Actually, the grades were pretty gradual, probably 6-7%. We did hit some sections with more of a grade but for the most part it was pretty constant.
We reach the “first” rest stop (other than Pietro putting feet to the ground; the Gruppo 1 cycling club always says if you stop you didn't do the climb....cruel) in 1 hr 40 min, probably average 9 Km/hr. I needed two cokes.
Of course, this older Italian man passed us on the climb. He must have been at least 65. Italians know how to ride.
So we proceeded again, some flat, some climbing until we reached the Cheese House. Now this was a stop!!!! We had a plate of cheese and meat with fresh bread. I again stayed with coke. Espresso afterwards. Eros had a beer and then finished the espresso off with a grappa. Now where do you find a place like this in the States? The Italians know how to do it right.
Of course, some more climbing. Finally, some downhill but a short stop at a bar along the road overlooking Lake Garda. Wow!!!!! What a sight, although we only saw a little piece of the Lake. Blue water. Cliffs along the coast. Wonderful sight!!!
I followed Eros down the road. We passed the slow cars. Maximum speed was 92 Km/hr (maybe 56 mph). Some ups and downs. The final descent at the bottom was really fast with sweeping curves. Feather the brakes a little, pressure on the outside pedal and lean into the curve. Many Kilometers of descent.

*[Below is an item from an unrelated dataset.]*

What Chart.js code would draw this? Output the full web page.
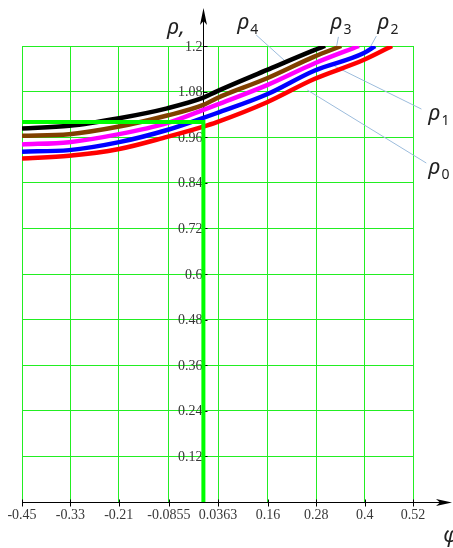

I tell you, the scenery was spectacular. You see the winding road, then houses or buildings. These are all older stone and masonry buildings. Beautiful. All this is out in the middle of no where. These pics only give you a small sense of the beauty. You have to ride this road to really appreciate how great it is.
On the way back to the hotel, another stop. Coke for me. Beer for Eros.
Re-packing for Andy’s tour tonight. I brought too much crap. I have got to figure out what to leave behind. Thursday is rest day and bring bike box to the other hotel by the airport. Maybe meet Andy Hampsten.
Tour starts Friday, we climb Stelvio."